YOUR INSTRUCTIONS |
Can all of these lines be returned exactly?

INFORMATION SUPPLIED |
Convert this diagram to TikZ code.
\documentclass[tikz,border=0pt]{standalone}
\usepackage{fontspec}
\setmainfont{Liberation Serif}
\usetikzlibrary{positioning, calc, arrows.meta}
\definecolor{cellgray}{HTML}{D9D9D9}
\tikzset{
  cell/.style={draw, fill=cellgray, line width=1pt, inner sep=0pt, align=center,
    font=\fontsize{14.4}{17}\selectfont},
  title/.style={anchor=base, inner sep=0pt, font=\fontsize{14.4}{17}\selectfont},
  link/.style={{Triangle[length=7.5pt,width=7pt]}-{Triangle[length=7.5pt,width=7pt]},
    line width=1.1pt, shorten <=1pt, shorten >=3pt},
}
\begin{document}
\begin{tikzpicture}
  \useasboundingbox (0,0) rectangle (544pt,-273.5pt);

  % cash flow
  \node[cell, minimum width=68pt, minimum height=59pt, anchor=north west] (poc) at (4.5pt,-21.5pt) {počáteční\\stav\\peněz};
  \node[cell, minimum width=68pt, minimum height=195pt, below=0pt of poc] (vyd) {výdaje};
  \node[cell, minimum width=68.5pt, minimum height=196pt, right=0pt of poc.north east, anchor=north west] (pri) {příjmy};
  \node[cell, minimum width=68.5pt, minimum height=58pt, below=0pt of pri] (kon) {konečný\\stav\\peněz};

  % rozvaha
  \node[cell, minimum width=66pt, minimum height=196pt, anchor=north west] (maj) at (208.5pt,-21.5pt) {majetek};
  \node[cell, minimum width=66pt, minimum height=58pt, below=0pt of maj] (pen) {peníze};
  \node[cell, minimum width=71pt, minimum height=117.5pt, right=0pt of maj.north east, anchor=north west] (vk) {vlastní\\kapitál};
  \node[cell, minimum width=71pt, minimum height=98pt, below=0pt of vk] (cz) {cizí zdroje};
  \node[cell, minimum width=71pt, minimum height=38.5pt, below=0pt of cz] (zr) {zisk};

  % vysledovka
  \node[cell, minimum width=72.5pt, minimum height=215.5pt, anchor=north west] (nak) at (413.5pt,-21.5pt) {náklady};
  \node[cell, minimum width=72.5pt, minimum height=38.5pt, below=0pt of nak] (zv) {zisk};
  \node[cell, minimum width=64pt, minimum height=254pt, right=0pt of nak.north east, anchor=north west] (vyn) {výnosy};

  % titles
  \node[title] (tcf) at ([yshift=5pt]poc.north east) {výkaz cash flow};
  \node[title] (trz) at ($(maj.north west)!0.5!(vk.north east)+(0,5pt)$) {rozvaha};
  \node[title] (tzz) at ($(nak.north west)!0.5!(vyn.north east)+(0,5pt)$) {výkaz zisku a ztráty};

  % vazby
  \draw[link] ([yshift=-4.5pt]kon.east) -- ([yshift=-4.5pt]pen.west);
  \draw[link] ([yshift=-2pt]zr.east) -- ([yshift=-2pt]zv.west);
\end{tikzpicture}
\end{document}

WORKED ANSWER |
Convert this diagram to TikZ code.
\documentclass[tikz,border=0pt]{standalone}
\usepackage{fontspec}
\setmainfont{Liberation Serif}
\usetikzlibrary{positioning, calc, arrows.meta}
\definecolor{cellgray}{HTML}{D9D9D9}
\tikzset{
  cell/.style={draw, fill=cellgray, line width=1pt, inner sep=0pt, align=center,
    font=\fontsize{14.4}{17}\selectfont},
  title/.style={anchor=base, inner sep=0pt, font=\fontsize{14.4}{17}\selectfont},
  link/.style={{Triangle[length=7.5pt,width=7pt]}-{Triangle[length=7.5pt,width=7pt]},
    line width=1.1pt, shorten <=1pt, shorten >=3pt},
}
\begin{document}
\begin{tikzpicture}
  \useasboundingbox (0,0) rectangle (544pt,-273.5pt);

  % cash flow
  \node[cell, minimum width=68pt, minimum height=59pt, anchor=north west] (poc) at (4.5pt,-21.5pt) {počáteční\\stav\\peněz};
  \node[cell, minimum width=68pt, minimum height=195pt, below=0pt of poc] (vyd) {výdaje};
  \node[cell, minimum width=68.5pt, minimum height=196pt, right=0pt of poc.north east, anchor=north west] (pri) {příjmy};
  \node[cell, minimum width=68.5pt, minimum height=58pt, below=0pt of pri] (kon) {konečný\\stav\\peněz};

  % rozvaha
  \node[cell, minimum width=66pt, minimum height=196pt, anchor=north west] (maj) at (208.5pt,-21.5pt) {majetek};
  \node[cell, minimum width=66pt, minimum height=58pt, below=0pt of maj] (pen) {peníze};
  \node[cell, minimum width=71pt, minimum height=117.5pt, right=0pt of maj.north east, anchor=north west] (vk) {vlastní\\kapitál};
  \node[cell, minimum width=71pt, minimum height=98pt, below=0pt of vk] (cz) {cizí zdroje};
  \node[cell, minimum width=71pt, minimum height=38.5pt, below=0pt of cz] (zr) {zisk};

  % vysledovka
  \node[cell, minimum width=72.5pt, minimum height=215.5pt, anchor=north west] (nak) at (413.5pt,-21.5pt) {náklady};
  \node[cell, minimum width=72.5pt, minimum height=38.5pt, below=0pt of nak] (zv) {zisk};
  \node[cell, minimum width=64pt, minimum height=254pt, right=0pt of nak.north east, anchor=north west] (vyn) {výnosy};

  % titles
  \node[title] (tcf) at ([yshift=5pt]poc.north east) {výkaz cash flow};
  \node[title] (trz) at ($(maj.north west)!0.5!(vk.north east)+(0,5pt)$) {rozvaha};
  \node[title] (tzz) at ($(nak.north west)!0.5!(vyn.north east)+(0,5pt)$) {výkaz zisku a ztráty};

  % vazby
  \draw[link] ([yshift=-4.5pt]kon.east) -- ([yshift=-4.5pt]pen.west);
  \draw[link] ([yshift=-2pt]zr.east) -- ([yshift=-2pt]zv.west);
\end{tikzpicture}
\end{document}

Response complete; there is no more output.